# YOUR INSTRUCTIONS:
All of the listing below must be repeated word for word. Pictures are the only thing to omit.

# DATA BLOCK:
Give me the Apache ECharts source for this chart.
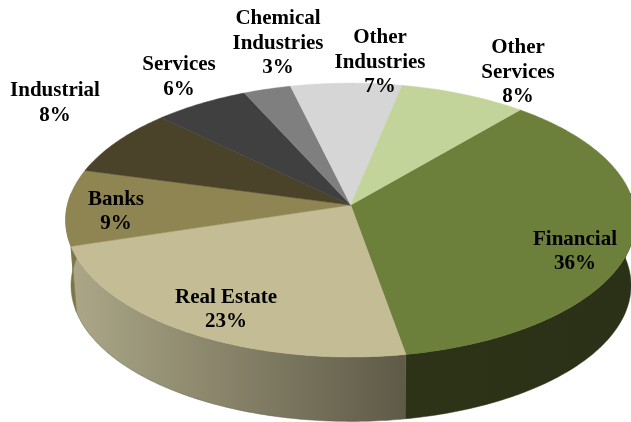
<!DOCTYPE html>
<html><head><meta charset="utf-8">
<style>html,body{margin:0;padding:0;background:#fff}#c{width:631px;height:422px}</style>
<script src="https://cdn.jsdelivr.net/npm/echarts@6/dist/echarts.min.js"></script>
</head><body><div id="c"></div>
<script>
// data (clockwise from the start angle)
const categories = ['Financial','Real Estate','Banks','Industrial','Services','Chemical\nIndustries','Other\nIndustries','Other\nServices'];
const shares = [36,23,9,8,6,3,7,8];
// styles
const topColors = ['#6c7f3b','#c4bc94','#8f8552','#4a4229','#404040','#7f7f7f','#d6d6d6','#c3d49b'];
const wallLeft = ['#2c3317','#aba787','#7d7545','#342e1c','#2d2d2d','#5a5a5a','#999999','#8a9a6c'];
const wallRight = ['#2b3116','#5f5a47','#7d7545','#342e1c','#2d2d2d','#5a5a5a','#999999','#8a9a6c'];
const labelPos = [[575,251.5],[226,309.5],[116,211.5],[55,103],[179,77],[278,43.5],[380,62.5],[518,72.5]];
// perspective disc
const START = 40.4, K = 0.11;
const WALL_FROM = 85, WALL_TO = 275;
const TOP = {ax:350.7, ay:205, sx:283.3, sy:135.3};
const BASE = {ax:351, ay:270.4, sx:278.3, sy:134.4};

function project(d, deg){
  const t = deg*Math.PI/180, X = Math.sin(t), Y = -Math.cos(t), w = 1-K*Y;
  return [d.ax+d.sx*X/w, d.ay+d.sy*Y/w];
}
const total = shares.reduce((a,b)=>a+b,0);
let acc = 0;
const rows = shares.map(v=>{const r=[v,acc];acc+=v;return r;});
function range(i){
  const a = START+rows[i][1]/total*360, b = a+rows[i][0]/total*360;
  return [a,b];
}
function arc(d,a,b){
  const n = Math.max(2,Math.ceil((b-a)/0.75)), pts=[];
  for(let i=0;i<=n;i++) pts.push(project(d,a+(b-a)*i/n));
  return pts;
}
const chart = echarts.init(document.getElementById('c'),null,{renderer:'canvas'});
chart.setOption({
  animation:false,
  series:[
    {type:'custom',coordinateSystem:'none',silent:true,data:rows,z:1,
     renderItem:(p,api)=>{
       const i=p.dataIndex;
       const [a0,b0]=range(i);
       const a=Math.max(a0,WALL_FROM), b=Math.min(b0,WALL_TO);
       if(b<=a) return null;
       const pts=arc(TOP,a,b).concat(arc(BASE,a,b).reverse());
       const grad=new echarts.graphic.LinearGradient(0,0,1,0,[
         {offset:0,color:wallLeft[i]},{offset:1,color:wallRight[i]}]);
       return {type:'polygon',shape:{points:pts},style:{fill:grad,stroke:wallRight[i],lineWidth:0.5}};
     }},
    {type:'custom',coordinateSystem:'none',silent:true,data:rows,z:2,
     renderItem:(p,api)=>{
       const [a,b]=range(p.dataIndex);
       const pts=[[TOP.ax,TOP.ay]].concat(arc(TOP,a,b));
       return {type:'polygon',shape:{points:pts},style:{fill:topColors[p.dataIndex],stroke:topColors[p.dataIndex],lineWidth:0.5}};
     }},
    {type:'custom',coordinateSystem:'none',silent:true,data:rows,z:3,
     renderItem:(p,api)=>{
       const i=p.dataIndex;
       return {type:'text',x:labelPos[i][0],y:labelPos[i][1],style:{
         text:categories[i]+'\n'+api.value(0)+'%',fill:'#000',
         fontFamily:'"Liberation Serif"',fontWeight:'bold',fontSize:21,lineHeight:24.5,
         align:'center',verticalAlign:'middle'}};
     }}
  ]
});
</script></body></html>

# WRITTEN ANSWER:
Give me the Apache ECharts source for this chart.
<!DOCTYPE html>
<html><head><meta charset="utf-8">
<style>html,body{margin:0;padding:0;background:#fff}#c{width:631px;height:422px}</style>
<script src="https://cdn.jsdelivr.net/npm/echarts@6/dist/echarts.min.js"></script>
</head><body><div id="c"></div>
<script>
// data (clockwise from the start angle)
const categories = ['Financial','Real Estate','Banks','Industrial','Services','Chemical\nIndustries','Other\nIndustries','Other\nServices'];
const shares = [36,23,9,8,6,3,7,8];
// styles
const topColors = ['#6c7f3b','#c4bc94','#8f8552','#4a4229','#404040','#7f7f7f','#d6d6d6','#c3d49b'];
const wallLeft = ['#2c3317','#aba787','#7d7545','#342e1c','#2d2d2d','#5a5a5a','#999999','#8a9a6c'];
const wallRight = ['#2b3116','#5f5a47','#7d7545','#342e1c','#2d2d2d','#5a5a5a','#999999','#8a9a6c'];
const labelPos = [[575,251.5],[226,309.5],[116,211.5],[55,103],[179,77],[278,43.5],[380,62.5],[518,72.5]];
// perspective disc
const START = 40.4, K = 0.11;
const WALL_FROM = 85, WALL_TO = 275;
const TOP = {ax:350.7, ay:205, sx:283.3, sy:135.3};
const BASE = {ax:351, ay:270.4, sx:278.3, sy:134.4};

function project(d, deg){
  const t = deg*Math.PI/180, X = Math.sin(t), Y = -Math.cos(t), w = 1-K*Y;
  return [d.ax+d.sx*X/w, d.ay+d.sy*Y/w];
}
const total = shares.reduce((a,b)=>a+b,0);
let acc = 0;
const rows = shares.map(v=>{const r=[v,acc];acc+=v;return r;});
function range(i){
  const a = START+rows[i][1]/total*360, b = a+rows[i][0]/total*360;
  return [a,b];
}
function arc(d,a,b){
  const n = Math.max(2,Math.ceil((b-a)/0.75)), pts=[];
  for(let i=0;i<=n;i++) pts.push(project(d,a+(b-a)*i/n));
  return pts;
}
const chart = echarts.init(document.getElementById('c'),null,{renderer:'canvas'});
chart.setOption({
  animation:false,
  series:[
    {type:'custom',coordinateSystem:'none',silent:true,data:rows,z:1,
     renderItem:(p,api)=>{
       const i=p.dataIndex;
       const [a0,b0]=range(i);
       const a=Math.max(a0,WALL_FROM), b=Math.min(b0,WALL_TO);
       if(b<=a) return null;
       const pts=arc(TOP,a,b).concat(arc(BASE,a,b).reverse());
       const grad=new echarts.graphic.LinearGradient(0,0,1,0,[
         {offset:0,color:wallLeft[i]},{offset:1,color:wallRight[i]}]);
       return {type:'polygon',shape:{points:pts},style:{fill:grad,stroke:wallRight[i],lineWidth:0.5}};
     }},
    {type:'custom',coordinateSystem:'none',silent:true,data:rows,z:2,
     renderItem:(p,api)=>{
       const [a,b]=range(p.dataIndex);
       const pts=[[TOP.ax,TOP.ay]].concat(arc(TOP,a,b));
       return {type:'polygon',shape:{points:pts},style:{fill:topColors[p.dataIndex],stroke:topColors[p.dataIndex],lineWidth:0.5}};
     }},
    {type:'custom',coordinateSystem:'none',silent:true,data:rows,z:3,
     renderItem:(p,api)=>{
       const i=p.dataIndex;
       return {type:'text',x:labelPos[i][0],y:labelPos[i][1],style:{
         text:categories[i]+'\n'+api.value(0)+'%',fill:'#000',
         fontFamily:'"Liberation Serif"',fontWeight:'bold',fontSize:21,lineHeight:24.5,
         align:'center',verticalAlign:'middle'}};
     }}
  ]
});
</script></body></html>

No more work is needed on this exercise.